Directions:
Return the material exactly as supplied, apart from the pictures, which are omitted.
## Start Dataset content
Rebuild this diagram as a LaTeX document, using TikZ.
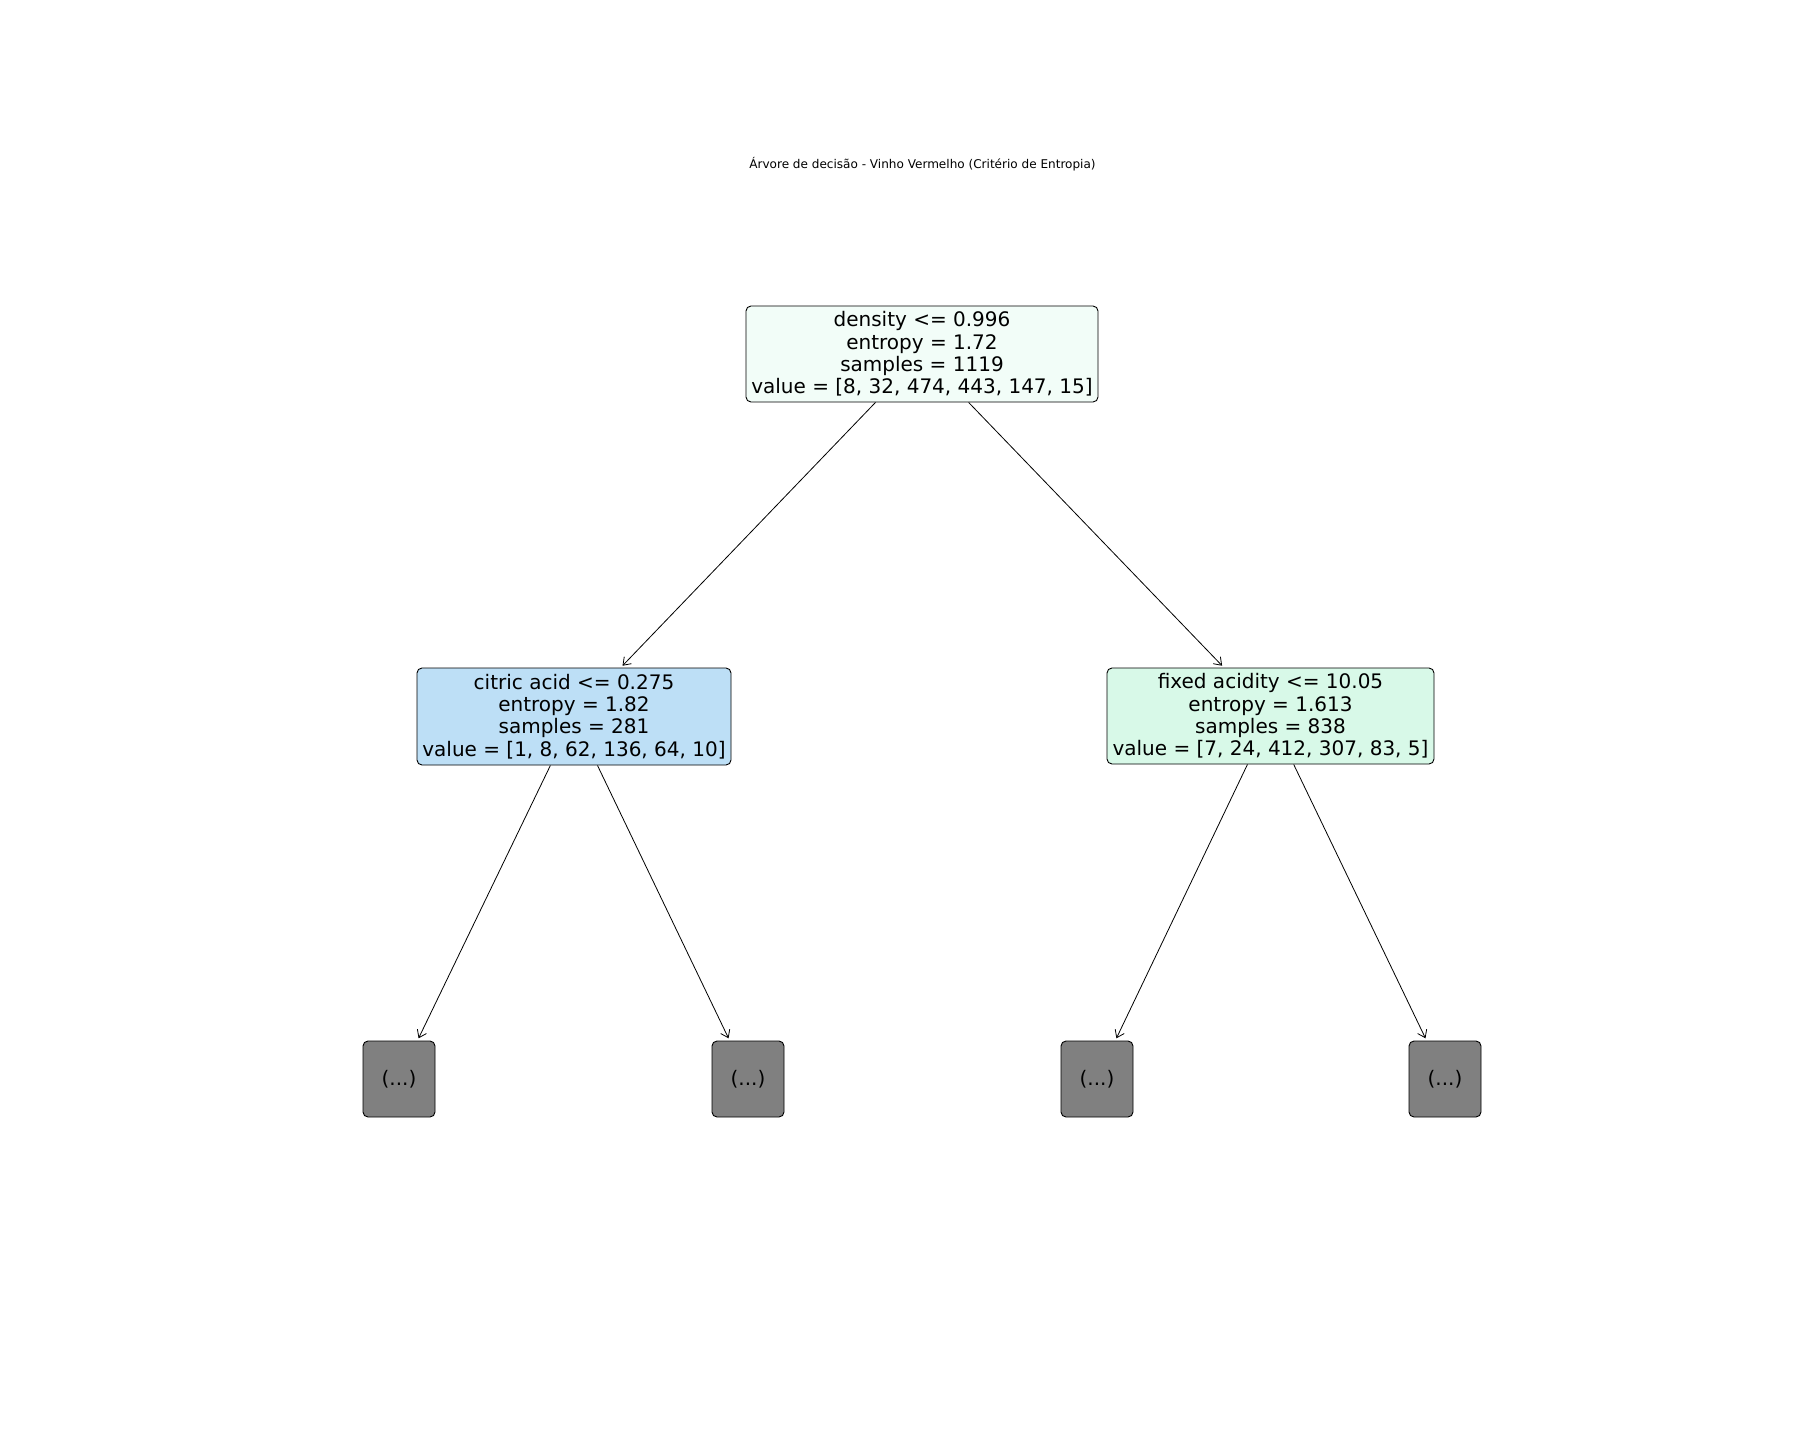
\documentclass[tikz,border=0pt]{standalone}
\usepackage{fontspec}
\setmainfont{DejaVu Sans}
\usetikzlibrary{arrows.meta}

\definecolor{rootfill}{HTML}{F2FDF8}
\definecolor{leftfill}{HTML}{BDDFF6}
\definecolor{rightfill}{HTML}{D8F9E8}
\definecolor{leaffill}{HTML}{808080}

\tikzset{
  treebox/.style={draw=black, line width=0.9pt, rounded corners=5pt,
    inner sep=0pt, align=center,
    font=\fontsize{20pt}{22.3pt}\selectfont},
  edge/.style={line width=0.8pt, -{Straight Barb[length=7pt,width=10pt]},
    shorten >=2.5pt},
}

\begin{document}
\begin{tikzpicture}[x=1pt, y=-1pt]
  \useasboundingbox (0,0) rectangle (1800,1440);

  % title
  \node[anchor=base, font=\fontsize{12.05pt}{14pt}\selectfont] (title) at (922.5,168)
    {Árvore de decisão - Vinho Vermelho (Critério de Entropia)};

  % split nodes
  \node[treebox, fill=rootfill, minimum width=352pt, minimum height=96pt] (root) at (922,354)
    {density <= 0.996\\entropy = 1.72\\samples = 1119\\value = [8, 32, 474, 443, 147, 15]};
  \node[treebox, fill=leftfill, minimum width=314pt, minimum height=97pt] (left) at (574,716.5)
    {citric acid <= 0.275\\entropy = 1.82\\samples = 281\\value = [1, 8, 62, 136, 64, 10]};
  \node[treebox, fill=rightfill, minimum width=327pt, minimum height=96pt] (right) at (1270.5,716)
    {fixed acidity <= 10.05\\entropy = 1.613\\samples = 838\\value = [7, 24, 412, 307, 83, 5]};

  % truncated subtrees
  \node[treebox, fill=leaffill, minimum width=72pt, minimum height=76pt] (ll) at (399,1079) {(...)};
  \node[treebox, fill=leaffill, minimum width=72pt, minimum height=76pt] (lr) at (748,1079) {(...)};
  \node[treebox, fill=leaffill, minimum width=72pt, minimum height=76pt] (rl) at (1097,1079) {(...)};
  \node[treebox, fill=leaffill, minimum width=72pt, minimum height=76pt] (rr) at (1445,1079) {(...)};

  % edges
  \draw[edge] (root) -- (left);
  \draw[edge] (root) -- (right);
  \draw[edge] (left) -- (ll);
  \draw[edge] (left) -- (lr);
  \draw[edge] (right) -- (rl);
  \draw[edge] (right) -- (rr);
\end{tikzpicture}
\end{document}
## End Dataset content
Complete response:
Rebuild this diagram as a LaTeX document, using TikZ.
\documentclass[tikz,border=0pt]{standalone}
\usepackage{fontspec}
\setmainfont{DejaVu Sans}
\usetikzlibrary{arrows.meta}

\definecolor{rootfill}{HTML}{F2FDF8}
\definecolor{leftfill}{HTML}{BDDFF6}
\definecolor{rightfill}{HTML}{D8F9E8}
\definecolor{leaffill}{HTML}{808080}

\tikzset{
  treebox/.style={draw=black, line width=0.9pt, rounded corners=5pt,
    inner sep=0pt, align=center,
    font=\fontsize{20pt}{22.3pt}\selectfont},
  edge/.style={line width=0.8pt, -{Straight Barb[length=7pt,width=10pt]},
    shorten >=2.5pt},
}

\begin{document}
\begin{tikzpicture}[x=1pt, y=-1pt]
  \useasboundingbox (0,0) rectangle (1800,1440);

  % title
  \node[anchor=base, font=\fontsize{12.05pt}{14pt}\selectfont] (title) at (922.5,168)
    {Árvore de decisão - Vinho Vermelho (Critério de Entropia)};

  % split nodes
  \node[treebox, fill=rootfill, minimum width=352pt, minimum height=96pt] (root) at (922,354)
    {density <= 0.996\\entropy = 1.72\\samples = 1119\\value = [8, 32, 474, 443, 147, 15]};
  \node[treebox, fill=leftfill, minimum width=314pt, minimum height=97pt] (left) at (574,716.5)
    {citric acid <= 0.275\\entropy = 1.82\\samples = 281\\value = [1, 8, 62, 136, 64, 10]};
  \node[treebox, fill=rightfill, minimum width=327pt, minimum height=96pt] (right) at (1270.5,716)
    {fixed acidity <= 10.05\\entropy = 1.613\\samples = 838\\value = [7, 24, 412, 307, 83, 5]};

  % truncated subtrees
  \node[treebox, fill=leaffill, minimum width=72pt, minimum height=76pt] (ll) at (399,1079) {(...)};
  \node[treebox, fill=leaffill, minimum width=72pt, minimum height=76pt] (lr) at (748,1079) {(...)};
  \node[treebox, fill=leaffill, minimum width=72pt, minimum height=76pt] (rl) at (1097,1079) {(...)};
  \node[treebox, fill=leaffill, minimum width=72pt, minimum height=76pt] (rr) at (1445,1079) {(...)};

  % edges
  \draw[edge] (root) -- (left);
  \draw[edge] (root) -- (right);
  \draw[edge] (left) -- (ll);
  \draw[edge] (left) -- (lr);
  \draw[edge] (right) -- (rl);
  \draw[edge] (right) -- (rr);
\end{tikzpicture}
\end{document}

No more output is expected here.